Given that Willie Mullins has saddled 54 winners at the Cheltenham Festival, the sight of lorries rolling into the Gloucestershire town this week with WP Mullins etched on the side would have sent chills down the spine of the English racing fraternity.
It’s unlikely that news of Ruby Walsh’s winning return to the saddle at Thurles on Thursday would have been the source of much jubilation to them either.
The Kill native holds the record for the number of winners at a single Cheltenham Festival having graced the winners’ enclosures on seven occasions in 2009 – a record he would equal in 2016.
Given that the Closutton-based trainer has claimed three of the last five renewals of the Supreme Novices Hurdle it is unsurprising to see one of his raiders at the head of the market once more.
The Rich Ricci owned Getabird represents Mullins’ first string in the festival opener having won all four of his career starts to date – cruising to a comfortable nine-length victory in the Moscow Flyer Novices Hurdle at Punchestown in January in the hands of Patrick Mullins.

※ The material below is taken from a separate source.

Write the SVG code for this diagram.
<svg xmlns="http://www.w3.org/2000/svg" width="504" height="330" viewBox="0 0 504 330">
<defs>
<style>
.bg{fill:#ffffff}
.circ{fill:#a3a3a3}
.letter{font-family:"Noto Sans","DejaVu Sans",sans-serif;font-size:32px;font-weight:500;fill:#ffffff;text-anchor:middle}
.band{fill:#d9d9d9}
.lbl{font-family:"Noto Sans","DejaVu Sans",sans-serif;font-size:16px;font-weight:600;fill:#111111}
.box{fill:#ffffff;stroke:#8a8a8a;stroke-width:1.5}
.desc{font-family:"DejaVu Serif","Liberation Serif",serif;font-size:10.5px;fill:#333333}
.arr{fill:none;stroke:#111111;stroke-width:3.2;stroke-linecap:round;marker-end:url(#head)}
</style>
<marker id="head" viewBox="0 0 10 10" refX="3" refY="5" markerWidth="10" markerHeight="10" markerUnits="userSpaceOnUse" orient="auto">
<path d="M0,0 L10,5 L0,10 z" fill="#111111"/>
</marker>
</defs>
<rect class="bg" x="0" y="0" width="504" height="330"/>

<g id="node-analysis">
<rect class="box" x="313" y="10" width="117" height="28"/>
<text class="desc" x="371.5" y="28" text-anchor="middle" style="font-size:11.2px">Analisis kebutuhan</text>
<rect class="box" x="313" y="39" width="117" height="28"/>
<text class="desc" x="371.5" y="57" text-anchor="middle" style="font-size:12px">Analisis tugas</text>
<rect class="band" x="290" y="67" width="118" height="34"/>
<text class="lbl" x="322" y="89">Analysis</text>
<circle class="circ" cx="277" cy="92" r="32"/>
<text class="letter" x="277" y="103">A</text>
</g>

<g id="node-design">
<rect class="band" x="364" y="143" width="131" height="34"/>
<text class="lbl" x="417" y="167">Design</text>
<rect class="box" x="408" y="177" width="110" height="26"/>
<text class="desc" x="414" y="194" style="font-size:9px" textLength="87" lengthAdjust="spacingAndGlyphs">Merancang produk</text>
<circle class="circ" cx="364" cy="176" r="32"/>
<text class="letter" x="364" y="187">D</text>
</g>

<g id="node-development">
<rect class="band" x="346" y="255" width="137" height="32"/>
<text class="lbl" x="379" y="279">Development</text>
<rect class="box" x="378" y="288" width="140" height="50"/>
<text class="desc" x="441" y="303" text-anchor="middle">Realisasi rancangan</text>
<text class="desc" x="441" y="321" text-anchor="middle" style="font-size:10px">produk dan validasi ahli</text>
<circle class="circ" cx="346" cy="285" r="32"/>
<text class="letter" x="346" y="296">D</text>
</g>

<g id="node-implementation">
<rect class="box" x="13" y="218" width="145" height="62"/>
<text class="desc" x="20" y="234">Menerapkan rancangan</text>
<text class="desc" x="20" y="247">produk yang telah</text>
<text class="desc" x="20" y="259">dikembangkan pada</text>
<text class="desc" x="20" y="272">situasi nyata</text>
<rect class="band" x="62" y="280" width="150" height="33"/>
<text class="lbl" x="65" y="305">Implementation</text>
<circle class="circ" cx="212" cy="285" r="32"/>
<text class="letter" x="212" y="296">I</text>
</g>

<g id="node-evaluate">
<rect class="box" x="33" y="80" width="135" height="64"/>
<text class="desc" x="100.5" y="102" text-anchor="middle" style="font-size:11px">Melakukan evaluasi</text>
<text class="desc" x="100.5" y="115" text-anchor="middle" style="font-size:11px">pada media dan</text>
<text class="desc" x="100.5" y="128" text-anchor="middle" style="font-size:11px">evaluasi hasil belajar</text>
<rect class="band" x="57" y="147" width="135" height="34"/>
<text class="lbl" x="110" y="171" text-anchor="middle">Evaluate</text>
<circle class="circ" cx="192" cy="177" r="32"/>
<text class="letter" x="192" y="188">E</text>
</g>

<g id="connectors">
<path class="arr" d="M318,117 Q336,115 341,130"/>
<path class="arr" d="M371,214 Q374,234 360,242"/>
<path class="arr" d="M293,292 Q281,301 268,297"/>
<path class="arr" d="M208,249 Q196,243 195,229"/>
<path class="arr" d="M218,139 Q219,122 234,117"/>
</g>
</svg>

He has previously won on soft to heavy ground, however, connections have admitted he is not the most straightforward sort and his seemingly fragile nature may be enough reason for the bookies to take him on.

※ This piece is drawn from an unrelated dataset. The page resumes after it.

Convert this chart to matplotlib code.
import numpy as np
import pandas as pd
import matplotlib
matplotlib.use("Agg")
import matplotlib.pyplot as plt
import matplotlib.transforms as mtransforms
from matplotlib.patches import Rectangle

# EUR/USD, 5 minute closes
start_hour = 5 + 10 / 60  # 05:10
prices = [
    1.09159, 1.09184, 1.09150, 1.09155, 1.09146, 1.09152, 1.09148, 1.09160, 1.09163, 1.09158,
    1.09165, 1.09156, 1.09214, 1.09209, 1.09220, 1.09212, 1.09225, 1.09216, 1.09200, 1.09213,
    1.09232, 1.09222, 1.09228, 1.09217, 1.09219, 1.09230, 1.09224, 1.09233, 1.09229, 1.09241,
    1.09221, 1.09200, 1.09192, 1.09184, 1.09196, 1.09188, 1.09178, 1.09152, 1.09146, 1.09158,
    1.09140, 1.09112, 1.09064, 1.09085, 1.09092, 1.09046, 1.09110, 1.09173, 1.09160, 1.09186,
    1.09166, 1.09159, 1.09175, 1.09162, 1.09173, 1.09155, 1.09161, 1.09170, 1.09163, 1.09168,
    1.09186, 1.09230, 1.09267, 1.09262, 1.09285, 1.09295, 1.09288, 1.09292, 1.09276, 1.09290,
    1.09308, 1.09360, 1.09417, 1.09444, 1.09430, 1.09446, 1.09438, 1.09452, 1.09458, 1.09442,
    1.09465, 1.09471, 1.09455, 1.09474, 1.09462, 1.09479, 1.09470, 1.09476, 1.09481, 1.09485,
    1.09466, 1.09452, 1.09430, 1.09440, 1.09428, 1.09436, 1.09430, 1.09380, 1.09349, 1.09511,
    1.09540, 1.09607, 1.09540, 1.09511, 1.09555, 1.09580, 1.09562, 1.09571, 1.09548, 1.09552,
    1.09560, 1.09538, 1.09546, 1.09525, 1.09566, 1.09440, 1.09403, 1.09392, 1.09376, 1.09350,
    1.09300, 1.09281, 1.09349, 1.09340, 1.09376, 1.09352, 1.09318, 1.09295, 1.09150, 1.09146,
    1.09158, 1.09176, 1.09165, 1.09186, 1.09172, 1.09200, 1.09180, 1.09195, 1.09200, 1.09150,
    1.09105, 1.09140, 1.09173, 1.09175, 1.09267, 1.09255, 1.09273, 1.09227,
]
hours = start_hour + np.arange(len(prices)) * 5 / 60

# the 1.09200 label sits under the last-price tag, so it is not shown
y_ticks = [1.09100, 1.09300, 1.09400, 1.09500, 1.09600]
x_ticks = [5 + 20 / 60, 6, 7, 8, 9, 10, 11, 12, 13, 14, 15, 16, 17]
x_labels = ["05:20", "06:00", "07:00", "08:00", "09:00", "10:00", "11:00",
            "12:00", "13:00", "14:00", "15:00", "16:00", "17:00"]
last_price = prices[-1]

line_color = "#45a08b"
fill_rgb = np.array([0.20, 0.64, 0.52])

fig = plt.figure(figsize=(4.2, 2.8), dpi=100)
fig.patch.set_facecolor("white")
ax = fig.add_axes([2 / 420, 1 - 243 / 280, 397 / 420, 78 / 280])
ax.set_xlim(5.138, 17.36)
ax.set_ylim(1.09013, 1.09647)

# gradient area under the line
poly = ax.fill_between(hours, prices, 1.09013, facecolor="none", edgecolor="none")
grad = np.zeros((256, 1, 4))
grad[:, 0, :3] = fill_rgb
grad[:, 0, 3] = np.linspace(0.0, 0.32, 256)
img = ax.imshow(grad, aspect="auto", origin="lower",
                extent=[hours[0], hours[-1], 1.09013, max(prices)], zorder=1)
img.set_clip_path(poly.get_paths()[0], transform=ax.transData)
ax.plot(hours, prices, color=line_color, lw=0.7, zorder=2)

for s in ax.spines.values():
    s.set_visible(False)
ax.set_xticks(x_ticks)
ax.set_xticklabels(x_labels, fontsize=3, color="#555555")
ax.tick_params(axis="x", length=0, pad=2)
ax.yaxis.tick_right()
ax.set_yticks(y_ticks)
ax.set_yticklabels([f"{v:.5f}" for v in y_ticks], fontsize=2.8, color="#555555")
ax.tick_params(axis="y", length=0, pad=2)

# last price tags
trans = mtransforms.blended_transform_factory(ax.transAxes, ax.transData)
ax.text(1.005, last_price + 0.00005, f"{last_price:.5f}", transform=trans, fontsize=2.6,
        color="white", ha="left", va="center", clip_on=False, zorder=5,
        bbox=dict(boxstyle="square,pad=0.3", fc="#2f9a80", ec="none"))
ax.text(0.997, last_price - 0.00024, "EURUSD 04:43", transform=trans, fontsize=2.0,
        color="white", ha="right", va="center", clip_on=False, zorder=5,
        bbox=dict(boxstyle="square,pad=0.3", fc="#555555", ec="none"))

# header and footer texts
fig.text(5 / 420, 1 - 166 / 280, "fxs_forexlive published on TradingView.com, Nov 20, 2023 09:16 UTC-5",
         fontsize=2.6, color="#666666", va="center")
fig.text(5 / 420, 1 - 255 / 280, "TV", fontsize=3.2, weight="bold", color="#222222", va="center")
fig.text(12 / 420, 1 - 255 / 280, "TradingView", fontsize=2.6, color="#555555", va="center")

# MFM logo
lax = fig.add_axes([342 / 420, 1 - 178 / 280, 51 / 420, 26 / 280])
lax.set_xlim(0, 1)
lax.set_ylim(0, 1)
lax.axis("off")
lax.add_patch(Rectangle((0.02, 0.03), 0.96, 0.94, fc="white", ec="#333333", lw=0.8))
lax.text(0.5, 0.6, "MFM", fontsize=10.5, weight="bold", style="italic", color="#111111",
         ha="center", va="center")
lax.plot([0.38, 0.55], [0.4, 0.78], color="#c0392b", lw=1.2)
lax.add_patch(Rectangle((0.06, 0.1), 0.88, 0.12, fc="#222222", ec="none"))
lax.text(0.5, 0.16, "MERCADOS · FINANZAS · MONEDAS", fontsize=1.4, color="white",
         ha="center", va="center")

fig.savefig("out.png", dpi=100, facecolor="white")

Interestingly, it was the Gordon Elliott trained Mengli Khan who chased him home at Punchestown on a day when the runner-up was conceding weight to the winner.
On his previous start, the Gigginstown owned gelding was seemingly travelling eye-catchingly well prior to jumping out through the wings of the second last flight.
Despite that blotch on his copybook however, Elliott appears hopeful that he can give each way backers a solid run for their money.
However, the market would suggest that it is the Amy Murphy trained Kalashnikov that represents the principal danger to the favourite. The Paul Murphy owned five-year-old would certainly seem to be a progressive sort having won the keenly contested Betfair Hurdle at Newbury over just over two miles on soft ground.
A pacey sort, he did finish behind Summerville Boy prior to that at Sandown, another that he will face at Cheltenham. The ground was heavy on the day which doesn’t appear to be to his liking, thus, connections will be hoping the rain stays away over the next 24 hours.
The 9/2 currently on offer may seem more inviting to many that the shorter priced alternative. The talented Jack Quinlan will once again be on the plate and seems rather bullish about his mount’s chances.
Paloma Blue is another who may catch the eye of a few at a big price on the back of finishing third to Samcro on soft to heavy ground at Leopardstown having travelled freely in the opening stages.
The six-year-old is currently under the stewardship of Henry de Bromhead who stands fourth in this year’s Trainer Championship – one of just four trainers to break the €1 million barrier in the prize money stakes.
It is perhaps worth noting that nine of the last ten winners of the race have been five or six-year-olds – The JP McManus owned seven-year-old, Captain Cee Bee was seven when winning the 2008 renewal.